Image: Jagdeep Dhankhar, Vice President of India
Vice President of India, Jagdeep Dhankhar’s recent statement, as reported on Moneycontrol.com on February 20, 2025, that “the best way to conquer a territory is to overtake its culture and destroy its language,” is a profoundly disturbing and retrograde remark that demands fierce condemnation—made all the more egregious by the setting in which it was uttered: a Marathi language conference. To suggest the annihilation of language and culture as a conquest strategy, while addressing an audience gathered to celebrate and preserve the richness of Marathi, is not just hypocritical—it’s a slap in the face to the very people sitting before him. That the Marathi attendees were seemingly incapable of opposing him right away only deepens the outrage, exposing a troubling dynamic of deference or shock in the face of such reckless rhetoric.
In an era where the world champions diversity, inclusion, and the safeguarding of linguistic and cultural heritage, Dhankhar’s words are a grotesque throwback to colonial barbarism. Language is the lifeblood of identity, a vessel for history, wisdom, and community; culture is the pulse of human existence, weaving together traditions and aspirations. To advocate their destruction—especially in a forum dedicated to Marathi, one of India’s proud linguistic treasures—is to endorse a cultural genocide that history has shown us is the hallmark of oppressors, not leaders. The irony is suffocating: a conference meant to uplift a language became a platform for a high-ranking official to casually muse about its potential erasure, and the attendees, perhaps stunned or constrained by protocol, could not muster an immediate rebuttal.

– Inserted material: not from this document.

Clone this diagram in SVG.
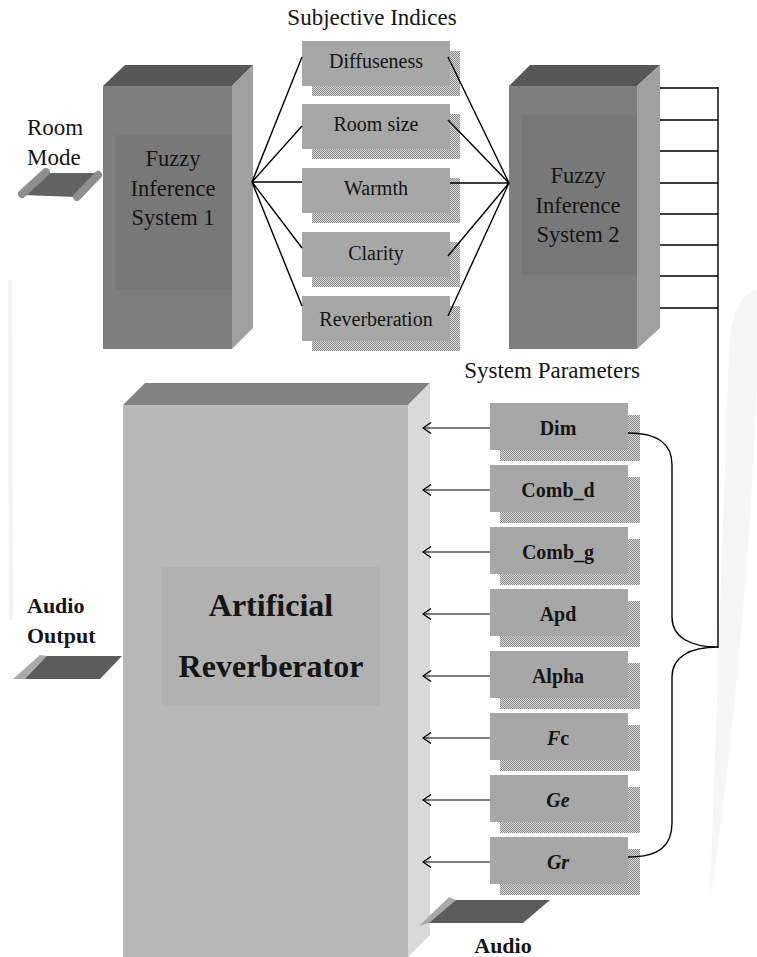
<svg xmlns="http://www.w3.org/2000/svg" width="757" height="957" viewBox="0 0 757 957">
<defs>
<pattern id="dither" width="2" height="2" patternUnits="userSpaceOnUse">
<rect width="2" height="2" fill="#d6d6d6"/>
<rect width="1" height="1" fill="#8e8e8e"/>
<rect x="1" y="1" width="1" height="1" fill="#8e8e8e"/>
</pattern>
<marker id="open" viewBox="0 0 10 12" refX="9" refY="6" markerWidth="10" markerHeight="12" markerUnits="userSpaceOnUse" orient="auto">
<path d="M1,0.5 L9,6 L1,11.5" fill="none" stroke="#000" stroke-width="1.3"/>
</marker>
</defs>
<style>
.serif{font-family:"Liberation Serif","Times New Roman",serif;fill:#151515}
.fis{font-size:22.5px;text-anchor:middle}
.lbl{font-size:23px}
.idx{font-size:20px;text-anchor:middle}
.par{font-size:20px;font-weight:bold;text-anchor:middle}
.bold{font-weight:bold}
.front-s{fill:#a7a7a7}
.shadow{fill:url(#dither)}
.conn{stroke:#000;stroke-width:1.4;fill:none}
.arr{stroke:#000;stroke-width:1.1;fill:none;marker-end:url(#open)}
</style>
<rect width="757" height="957" fill="#fff"/>
<!-- faint watermark -->
<path d="M757,290 C740,292 731,315 729,350 L710,900 C737,720 752,520 757,380 Z" fill="#f6f6f6"/>
<path d="M8,280 L12,280 L13,620 L9,620 Z" fill="#f4f4f4"/>

<g id="room-mode">
<text class="serif lbl" x="27" y="135">Room</text>
<text class="serif lbl" x="27" y="165">Mode</text>
<polygon points="46,173 98,173 77,197 22,195" fill="#626262"/>
<line x1="22" y1="194" x2="46" y2="172" stroke="#8f8f8f" stroke-width="8" stroke-linecap="round"/>
<line x1="77" y1="197" x2="98" y2="175" stroke="#8f8f8f" stroke-width="8" stroke-linecap="round"/>
</g>

<g id="fis1">
<polygon points="103,86 125,65 253,65 232,86" fill="#575757"/>
<polygon points="232,86 253,65 253,328 232,349" fill="#a0a0a0"/>
<rect x="103" y="86" width="129" height="263" fill="#7e7e7e"/>
<rect x="115" y="135" width="117" height="155" fill="#787878"/>
<text class="serif fis" x="173" y="166">Fuzzy</text>
<text class="serif fis" x="173" y="196">Inference</text>
<text class="serif fis" x="173" y="225">System 1</text>
</g>

<text class="serif lbl" x="372" y="25" text-anchor="middle">Subjective Indices</text>

<g id="diffuseness">
<rect class="shadow" x="312" y="51" width="148" height="45"/>
<rect class="front-s" x="302" y="41" width="148" height="45"/>
<text class="serif idx" x="376" y="68">Diffuseness</text>
</g>
<g id="room-size">
<rect class="shadow" x="312" y="114" width="148" height="45"/>
<rect class="front-s" x="302" y="104" width="148" height="45"/>
<text class="serif idx" x="376" y="131">Room size</text>
</g>
<g id="warmth">
<rect class="shadow" x="312" y="178" width="148" height="45"/>
<rect class="front-s" x="302" y="168" width="148" height="45"/>
<text class="serif idx" x="376" y="195">Warmth</text>
</g>
<g id="clarity">
<rect class="shadow" x="312" y="242" width="148" height="45"/>
<rect class="front-s" x="302" y="232" width="148" height="45"/>
<text class="serif idx" x="376" y="260">Clarity</text>
</g>
<g id="reverberation">
<rect class="shadow" x="312" y="306" width="148" height="45"/>
<rect class="front-s" x="302" y="296" width="148" height="45"/>
<text class="serif idx" x="376" y="326">Reverberation</text>
</g>

<g id="fis2">
<polygon points="509,86 530,65 660,65 637,86" fill="#575757"/>
<polygon points="637,86 660,65 660,328 637,349" fill="#a0a0a0"/>
<rect x="509" y="86" width="128" height="263" fill="#7e7e7e"/>
<rect x="522" y="115" width="115" height="160" fill="#787878"/>
<text class="serif fis" x="578" y="183">Fuzzy</text>
<text class="serif fis" x="578" y="213">Inference</text>
<text class="serif fis" x="578" y="242">System 2</text>
</g>

<text class="serif lbl" x="552" y="378" text-anchor="middle">System Parameters</text>

<g id="reverberator">
<polygon points="123,405 145,383 430,383 408,405" fill="#828282"/>
<polygon points="408,405 430,383 430,935 408,957" fill="#d9d9d9"/>
<rect x="123" y="405" width="285" height="552" fill="#b8b8b8"/>
<rect x="162" y="567" width="218" height="139" fill="#b1b1b1"/>
<text class="serif bold" x="271" y="616" font-size="32" text-anchor="middle">Artificial</text>
<text class="serif bold" x="271" y="677" font-size="32" text-anchor="middle">Reverberator</text>
</g>

<g id="audio-output">
<text class="serif bold" x="27" y="613" font-size="22">Audio</text>
<text class="serif bold" x="27" y="643" font-size="22">Output</text>
<polygon points="46,656 122,656 100,679 24,679" fill="#5c5c5c"/>
<polygon points="40,655 47,656 25,679 13,679" fill="#a9a9a9"/>
</g>

<g id="audio-input">
<polygon points="455,900 550,900 523,923 428,923" fill="#5c5c5c"/>
<polygon points="449,897 456,900 429,923 419,926" fill="#a9a9a9"/>
<text class="serif bold" x="503" y="953" font-size="22" text-anchor="middle">Audio</text>
</g>

<g id="p-dim"><rect class="shadow" x="500" y="415" width="140" height="46"/><rect class="front-s" x="490" y="403" width="138" height="47"/><text class="serif par" x="558" y="435">Dim</text></g>
<g id="p-comb-d"><rect class="shadow" x="500" y="477" width="140" height="46"/><rect class="front-s" x="490" y="465" width="138" height="47"/><text class="serif par" x="558" y="497">Comb_d</text></g>
<g id="p-comb-g"><rect class="shadow" x="500" y="539" width="140" height="46"/><rect class="front-s" x="490" y="527" width="138" height="47"/><text class="serif par" x="558" y="559">Comb_g</text></g>
<g id="p-apd"><rect class="shadow" x="500" y="601" width="140" height="46"/><rect class="front-s" x="490" y="589" width="138" height="47"/><text class="serif par" x="558" y="621">Apd</text></g>
<g id="p-alpha"><rect class="shadow" x="500" y="663" width="140" height="46"/><rect class="front-s" x="490" y="651" width="138" height="47"/><text class="serif par" x="558" y="683">Alpha</text></g>
<g id="p-fc"><rect class="shadow" x="500" y="725" width="140" height="46"/><rect class="front-s" x="490" y="713" width="138" height="47"/><text class="serif par" x="558" y="745"><tspan font-style="italic">F</tspan>c</text></g>
<g id="p-ge"><rect class="shadow" x="500" y="787" width="140" height="46"/><rect class="front-s" x="490" y="775" width="138" height="47"/><text class="serif par" x="558" y="807" font-style="italic">Ge</text></g>
<g id="p-gr"><rect class="shadow" x="500" y="849" width="140" height="46"/><rect class="front-s" x="490" y="837" width="138" height="47"/><text class="serif par" x="558" y="869" font-style="italic">Gr</text></g>

<g id="connectors">
<path class="conn" d="M252,182 L302,57 M252,182 L302,126 M252,182 L302,182 M252,182 L302,248 M252,182 L302,306"/>
<path class="conn" d="M448,57 L509,183 M448,120 L509,183 M450,183 L509,183 M448,256 L509,183 M448,316 L509,183"/>
<path class="conn" d="M660,88 L718,88 M660,120 L718,120 M660,151 L718,151 M660,183 L718,183 M660,214 L718,214 M660,245 L718,245 M660,276 L718,276 M660,308 L718,308"/>
<path class="conn" d="M718,87 L718,648" stroke-width="1.8"/>
<path class="conn" d="M628,433 C660,433 672,445 672,465 L672,617 C672,637 690,647 718,647 C690,647 672,657 672,677 L672,823 C672,845 660,857 628,857" stroke-width="1.6"/>
<path class="arr" d="M490,428 L423,428"/>
<path class="arr" d="M490,490 L423,490"/>
<path class="arr" d="M490,552 L423,552" stroke-width="1.6"/>
<path class="arr" d="M490,614 L423,614"/>
<path class="arr" d="M490,676 L423,676"/>
<path class="arr" d="M490,738 L423,738" stroke-width="1.6"/>
<path class="arr" d="M490,800 L423,800"/>
<path class="arr" d="M490,862 L423,862"/>
</g>
</svg>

Dhankhar’s framing of this idea as a historical observation, tied to invasions and the overwriting of “our places of worship,” barely masks its insidious implications. Spoken in Maharashtra’s cultural heartland, it’s a divisive dog whistle that risks stoking resentment rather than fostering unity. Worse, it undermines the constitutional duty he himself invoked—to nurture India’s languages and cultures. For Marathi speakers in the room, who have fought to preserve their tongue against centuries of external pressures, this must have felt like a betrayal delivered with a smile. Their silence in the moment—whether from disbelief, decorum, or powerlessness—speaks volumes about the audacity of a Vice President who could utter such venom without fear of instant backlash.
In 2025, when global societies strive to heal the wounds of cultural erasure—reviving lost languages and honoring diverse traditions—Dhankhar’s stance is a shameful anomaly. Destroying language and culture isn’t strength; it’s the cowardice of those too feeble to engage with difference. India, a mosaic of hundreds of languages and cultures, deserves leaders who defend that legacy, not ones who fantasize about smashing it. The Marathi attendees’ lack of immediate opposition doesn’t absolve him; it amplifies the need for a broader, louder rejection of this toxic mindset. This isn’t just a misstep—it’s a disgraceful relic of imperial arrogance, and it has no place in our modern world, let alone at a celebration of linguistic pride.